Iterable, ordered, mutable and hashable (and their opposites) are characteristics for describing Python objects or data types.

  • List, tuples, dicts and sets are all iterable objects. They are iterable containers which you can get an iterator from. All these objects have iter() method which is used to get an iterator.

  • Ordered vs unordered: in unordered types you don’t have direct access to elements (sets, frozensets, ..)

  • Frozen set is immutable type of set. Set is a mutable data type since we can modify it by adding or removing items from it.

  • Imutable and mutable: id and type of an object never changes, but value can either change or not. Mutables are: lists, arrays, sets and dictionaries. Immutables are: numeric data types (integers, and other built-in numeric data such as booleans, floats, complex numbers, fractions and decimals), strings, bytes, frozen sets and tuples.

  • Hashable is a feature of Python objects that tells if the object has a hash value or not. Hash value is a numeric value of fixed length that uniquely identifies data. If the object has a hash value then it can be used as a key for dictionary or as an element in a set. An object is hashable if it has a hash value that does not change during its entire lifetime. Almost all immutable objects are hashable, i.e. all built-in types has a hash method. Unhashable are: dict, list and set.

1.2 Some differences

  1. Tuples and lists:
    1. Tuples are immutable, lists aren’t
    2. Tuples are faster and they consume less memory
    3. Tuples don’t consist of any built-in functions
  2. Lists and arrays:
    1. Unlike lists, arrays can only hold a single datatype
    2. Both of them have the same way of storing data
    3. Lists are recommended to use for shorter sequence
    4. For printing, lists can be printed entirely, but arrays need to loop to be defined to print or access the components
  3. Lists and numpy arrays:
    1. Lists support insertion, deletion, appending and concatenation, but don’t support vectorized operations like numpy arrays
    2. List comprehensions make them easy to construct
    3. Numpy arrays are faster
    4. The fact that lists can contain objects of different types mean that Python must store type information for every element

1.3 Shallow vs deep copy

In Python, assignment statements do not copy objects, they create bindings between a target and an object.

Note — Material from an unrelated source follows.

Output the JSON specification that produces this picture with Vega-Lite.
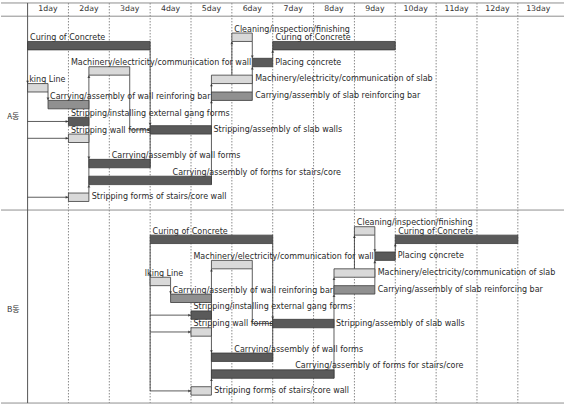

When we use the = operator, it only cretes a new variable that shares the reference of the original object. So, if you edit the new list, changes will be reflected on the original list.

Code
# egz. 1
list_A = [1, 2, 3]
list_B = list_A
list_B.append(4)

# list_A = [1, 2, 3, 4]
Code
# egz. 2
list_of_lists_A = [[1, 2], [3, 4]]
list_of_lists_B = list_of_lists_A

list_of_lists_B.append([5, 6])
# list_of_lists_B = [[1, 2], [3, 4], [5, 6]]
# list_of_lists_A = [[1, 2], [3, 4], [5, 6]]

In order to create „real copies“ or „clones“ of these objects, we can use the copy module. A shallow copy creates a new compound object (object that contain other objects, like lists or class instances) and elements in the new object are referenced to the original elements. Changes made in any member of the class will also affect the original copy of it. But, since it creates a new object, changes like adding or removing items won’t affect the original list, i.e. new list has its own pointer, but its elements don’t. In the case of deep copy, a copy of the object is copied into another object. It means that any changes made to a copy of the object do not reflect in the original object. Copy() returns a shallow copy of the list (list[:] also works), and deepcopy() returns the deep copy.

Code
#  shallow copy
import copy

list_of_lists_A = [[1, 2], [3, 4]]
list_of_lists_B = copy.copy(list_of_lists_A)

list_of_lists_B.append([5, 6])
# list_of_lists_B = [[1, 2], [3, 4], [5, 6]]
# list_of_lists_A = [[1, 2], [3, 4]]

list_of_lists_B[1].append(5)
# list_of_lists_B = [[1, 2], [3, 4, 5], [5, 6]]
# list_of_lists_A = [[1, 2], [3, 4, 5]]
Code
# deep copy
import copy

list_of_lists_A = [[1, 2], [3, 4]]
list_of_lists_B = copy.deepcopy(list_of_lists_A)

list_of_lists_B[1].append(5)
# list_of_lists_B = [[1, 2], [3, 4, 5]]
# list_of_lists_A = [[1, 2], [3, 4]]

1.4 Good practice

  • Lambda=annonymous function. It is similar to the inline function in c programming. It returns a function object and can also be used in the place of a variable.
  • Ternary operator is one-line version of the if-else statement to test a condition
  • pass statement is used as a placeholder for future code.
  • assert statement allows you to test if certain assumptions remain true while you are developing your code. Assertions are a convenient tool for documenting, debugging and testing code during development. With assertions, you can set checks to make sure that invariants within your code stay invariant. By doing so, you can check assumptions like preconditions and postconditions.
  • Generator is a function that yields an iterator that produces a sequence of values when iterated over. Instead of return statement we use the „yield“ statement. The yield keyword is used to produce a value from the generator and pause the generator function’s execution until the next value is requested. When the generator function is called, it returns a generator object that can be iterated over to produce the values. They are more memory-efficient than storing an entire sequence in memory (for egz. Iterators).
Code
def my_generator(n):
    value = 0
    while value < n:
        yield value
        value += 1
Tip

Concise way for writing a generator is generator expression that looks like a list comprehension.